Marié Digby, Say it Again.

Cafuné.
February 19, 2011

Cafuné [kah.foo.nay]
-verb (Brazilian/Portugese)
The act of  tenderly running one’s fingers through someone’s hair.

Not Before.
December 15, 2010

Breathe. Force the damned oxygen into your lungs. Breathe deeper.

You’re flailing. Too obvious. Gasping. Even breaths. Long calm even breaths. Better.

Blink. Suppress the urge to clamp your eyes shut and implode. Flatten the desire to feel.

Ignore the scrutinizing looks, blank stares, questioning eyes. Blink again. Slowly. Deliberately. Defiantly.

Swallow. Command the knot in your throat that makes your eyes water and your stomach churn, away.

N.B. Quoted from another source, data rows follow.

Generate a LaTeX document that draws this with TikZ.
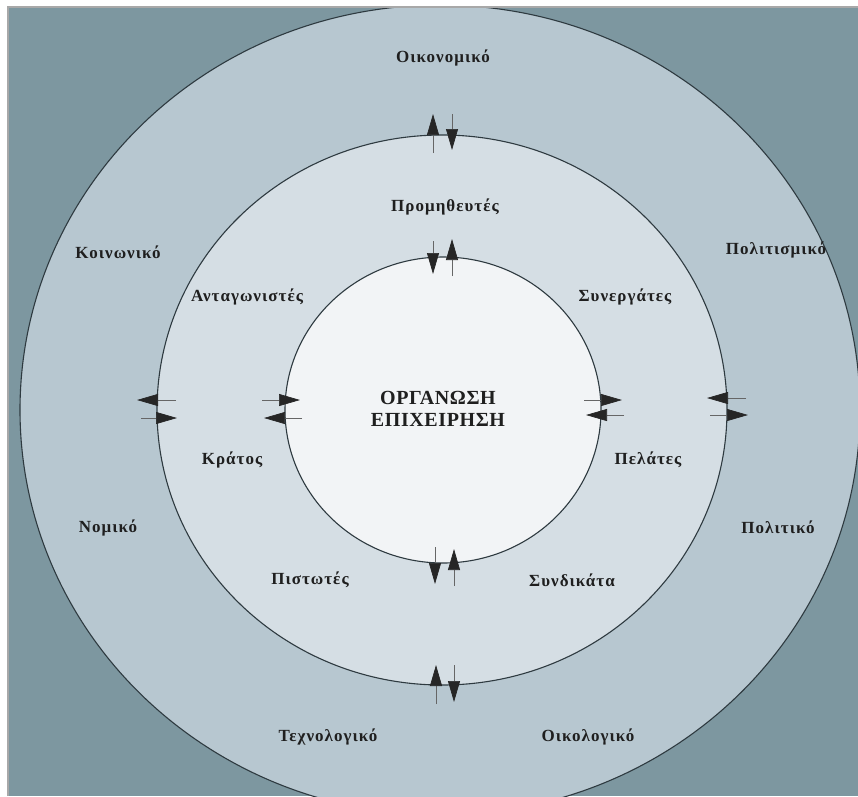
\documentclass[tikz,border=0pt]{standalone}
\usepackage{fontspec}
\setmainfont{Liberation Serif}
\newfontfamily\labelserif[LetterSpace=6,BoldFont={Liberation Serif Bold}]{Liberation Serif}
\newfontfamily\titleserif[LetterSpace=3,BoldFont={Liberation Serif Bold}]{Liberation Serif}
\usetikzlibrary{arrows.meta}

\definecolor{cornerfill}{HTML}{7D97A0}
\definecolor{outerring}{HTML}{B7C7D0}
\definecolor{middlering}{HTML}{D5DEE4}
\definecolor{innerdisc}{HTML}{F2F4F6}
\definecolor{edgeline}{HTML}{2E3A40}
\definecolor{framegray}{HTML}{A8A8A8}

\tikzset{
  ring/.style={draw=edgeline, line width=1.1pt},
  lbl/.style={font=\labelserif\bfseries\fontsize{17}{20}\selectfont, text=black!88, inner sep=0pt},
  title/.style={font=\titleserif\bfseries\fontsize{20}{24}\selectfont, text=black!88, align=center, inner sep=0pt},
  flow/.style={draw=black!60, line width=0.7pt,
    -{Triangle[length=21pt,width=12pt,fill=black!85,color=black!85]}},
}

\begin{document}
\begin{tikzpicture}[x=1pt,y=-1pt]
\useasboundingbox (0,0) rectangle (858,796);
\fill[white] (0,0) rectangle (858,796);

% environment rings, clipped to the panel
\begin{scope}
  \clip (8,7) rectangle (858,796);
  \fill[cornerfill] (8,7) rectangle (858,796);
  \filldraw[ring, fill=outerring]  (440,410) ellipse [x radius=420pt, y radius=405pt];
  \filldraw[ring, fill=middlering] (442,410) ellipse [x radius=285pt, y radius=275pt];
  \filldraw[ring, fill=innerdisc]  (443,410) ellipse [x radius=158pt, y radius=153pt];
\end{scope}
\draw[framegray, line width=1.5pt] (8,796) -- (8,7) -- (858,7);

% centre
\node[title] (org) at (438,409) {ΟΡΓΑΝΩΣΗ\\[-2pt]ΕΠΙΧΕΙΡΗΣΗ};

% outer ring: general environment
\node[lbl] (oik)  at (443,58)  {Οικονομικό};
\node[lbl] (koin) at (118,252) {Κοινωνικό};
\node[lbl] (polm) at (776,250) {Πολιτισμικό};
\node[lbl] (nom)  at (108,528) {Νομικό};
\node[lbl] (polt) at (778,527) {Πολιτικό};
\node[lbl] (tex)  at (328,737) {Τεχνολογικό};
\node[lbl] (oikl) at (588,737) {Οικολογικό};

% middle ring: task environment
\node[lbl] (prom) at (445,207) {Προμηθευτές};
\node[lbl] (ant)  at (247,297) {Ανταγωνιστές};
\node[lbl] (syn)  at (625,297) {Συνεργάτες};
\node[lbl] (kra)  at (232,460) {Κράτος};
\node[lbl] (pel)  at (648,460) {Πελάτες};
\node[lbl] (pis)  at (310,580) {Πιστωτές};
\node[lbl] (snd)  at (572,580) {Συνδικάτα};

% arrow end points on the middle ring
\coordinate (mt1a) at (433,153); \coordinate (mt1b) at (433,114);
\coordinate (mt2a) at (452,114); \coordinate (mt2b) at (452,150);
\coordinate (mb1a) at (436,704); \coordinate (mb1b) at (436,665);
\coordinate (mb2a) at (454,665); \coordinate (mb2b) at (454,702);
\coordinate (ml1a) at (176,400); \coordinate (ml1b) at (137,400);
\coordinate (ml2a) at (141,418); \coordinate (ml2b) at (177,418);
\coordinate (mr1a) at (746,398); \coordinate (mr1b) at (707,398);
\coordinate (mr2a) at (710,415); \coordinate (mr2b) at (748,415);

% arrow end points on the inner disc
\coordinate (it1a) at (433,241); \coordinate (it1b) at (433,274);
\coordinate (it2a) at (452,276); \coordinate (it2b) at (452,239);
\coordinate (ib1a) at (435,547); \coordinate (ib1b) at (435,584);
\coordinate (ib2a) at (454,586); \coordinate (ib2b) at (454,549);
\coordinate (il1a) at (262,400); \coordinate (il1b) at (300,400);
\coordinate (il2a) at (302,418); \coordinate (il2b) at (264,418);
\coordinate (ir1a) at (584,400); \coordinate (ir1b) at (622,400);
\coordinate (ir2a) at (624,415); \coordinate (ir2b) at (586,415);

\foreach \p in {mt1,mt2,mb1,mb2,ml1,ml2,mr1,mr2,it1,it2,ib1,ib2,il1,il2,ir1,ir2}
  \draw[flow] (\p a) -- (\p b);
\end{tikzpicture}
\end{document}
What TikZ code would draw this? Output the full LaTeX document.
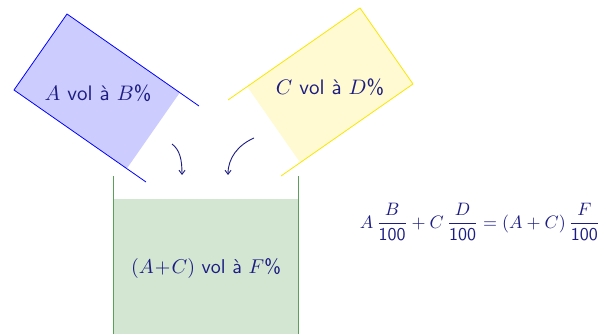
\documentclass[tikz,border=0pt]{standalone}
\usepackage{graphicx}
\usepackage{amsmath}
\usetikzlibrary{arrows.meta}
\definecolor{txt}{RGB}{28,28,130}
\definecolor{beakerline}{RGB}{90,160,90}
\definecolor{beakerfill}{RGB}{210,230,210}
\definecolor{yfill}{RGB}{255,250,210}
\definecolor{yline}{RGB}{250,230,0}
\newcommand{\lblbox}[2][2.1]{\scalebox{#1}{\sffamily #2}}
\begin{document}
\begin{tikzpicture}[x=1pt,y=-1pt,
  lbl/.style={text=txt,inner sep=0pt},
  pour/.style={draw=txt,line width=0.9pt,-{Straight Barb[length=4pt,width=6pt]}}]
\useasboundingbox (0,0) rectangle (614,334);
% left container
\fill[blue!20] (179.8,92.6) -- (67,14) -- (14,90) -- (126.8,168.6) -- cycle;
\draw[blue,line width=0.8pt] (199,106) -- (67,14) -- (14,90) -- (146,182);
% right container
\fill[yfill] (247.2,86.6) -- (360,8) -- (413,84) -- (300.2,162.6) -- cycle;
\draw[yline,line width=0.8pt] (228,100) -- (360,8) -- (413,84) -- (281,176);
% beaker
\fill[beakerfill] (113,199) rectangle (298,336);
\draw[beakerline,line width=0.8pt] (113,176) -- (113,336);
\draw[beakerline,line width=0.8pt] (298,176) -- (298,336);
% labels
\node[lbl] (la) at (98,93) {\lblbox{$A$ vol à $B$\%}};
\node[lbl] (lc) at (330,87) {\lblbox{$C$ vol à $D$\%}};
\node[lbl] (lm) at (206,269) {\lblbox[2.0]{$(A\!+\!C)$ vol à $F$\%}};
\node[lbl] (eq) at (480,222) {\lblbox[1.8]{$A\,\dfrac{B}{\mathsf{100}}+C\,\dfrac{D}{\mathsf{100}}=(A+C)\,\dfrac{F}{\mathsf{100}}$}};
% arrows
\coordinate (a1) at (172,144); \coordinate (a2) at (182,175);
\coordinate (b1) at (254,138); \coordinate (b2) at (228,175);
\draw[pour] (a1) .. controls (180,150) and (182,160) .. (a2);
\draw[pour] (b1) .. controls (238,145) and (228,158) .. (b2);
\end{tikzpicture}
\end{document}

Swallow again. Easier. Better.

Purse your lips. Lightly.

Smile. Curve the lips upwards naturally. Make them reach your eyes. Make them real.

Keep the smile. Stop clenching your jaw. You are not in pain.

Make eye contact. Don’t drop your gaze.

Head up. Don’t let your hands shake. Don’t let your voice break.

Talk. Laugh. Make appropriate noises. Don’t say what you feel. Don’t feel.

Smile. Keep smiling. Laugh.

Don’t mention it. Don’t bring it up. Don’t let it even slip out should the topic arise.

You’re fine.

All is well.

You. Are. Fine.

Lie. Pretend. Dance. Dance the dance of illusions.

Fine and Dandy. Everything is Fine and Dandy.

Focus. Focus on something. Anything.

Breathe.

Smile.

Move.

But don’t feel.

Don’t think about it. Don’t mention it. Don’t bring it up.

Just smile. Always smile. Don’t let it falter.

Smile and don’t feel.

Breathe. Move along. Not a glance backwards.

Move your feet. Slower. Walk. Running’s too obvious.

Breathe. Breathe deeper.

The gnawing pain in your chest is nothing.

Blink.

The fire burning at the back of your eyelids is ignorable.

Swallow.

The clump in your throat doesn’t bother you.

Focus.

Concentrate on your feet. It isn’t hard moving along at all. Right foot in front of left. Left foot in front of right. Repeat.

You’re moving. You’re walking. Don’t look back.

Smile. Don’t let that fade. Smile.

Breathe. Don’t feel.

Move your feet. Faster.

Until you’re alone. Until the door’s closed.

Then you gasp. And cry. And feel.

But not before.

“Because it’s not true, you can’t pretend to be someone long enough to forget who you are.”

Kinder To Me.
November 12, 2010

I never saw it coming.

I should’ve, but I didn’t.

And it just happened one day.

I turned on the faucet and watched the hot water run.

I would’ve been kinder.

I would’ve been kinder had I not noticed how her hair had begun to look familiar.

How she walked, with the same bored but superior expression on her face.

How each laugh, smile, chuckle, frown, and expression was carved similarly to a tee.

The way she spoke, her intonation, the roll of the tongue, the meticulously chosen words.

The dewy smirk on her face as she flirted, the casual flick of the eyelids as she looked up at her mark, just as I do.

Everything as I do.

I would’ve been kinder if she hadn’t decided to cut her hair like mine and colored it the same.

I would’ve been kinder if she didn’t laugh my laugh, use my words, take my voice.

I would’ve been kinder if she didn’t wear my fucking clothes, skin and face.

I stare away from the water and make out my reflection on the fogged up mirror.

What the fuck do you think you’re doing?

She cowered as I look at her.

I kept looking, looking.

Her eyes wide, fearful and guilty, and she fumbled.

Fumble rumble tumble, dear, fumble rumble tumble.

The replica of me began to melt and her expression becomes her own again.

My nails dug into her flesh and I‘m certain it hurt I had her arm gripped so tight.

Let go.

She tugged at her arm.

Let go let go let go.

I let my nails dig deeper, harder, tighter.

I would’ve been kinder.

I would have listened as she cried and whimpered.

I would have loosened my grip on her beating heart.

I would’ve let her walk away with a limp instead of a bullet hole.

I would’ve even respected her if she had tried for a coup d’état.

But she decided to become me.

Well, something’s gotta give.

I smiled in satisfaction and place my bloodstained hands under the hot running water.

“It will have blood, they say; blood will have blood. Stones have been known to move, and trees to speak.”
William Shakespeare (Macbeth, Act III Scene IV).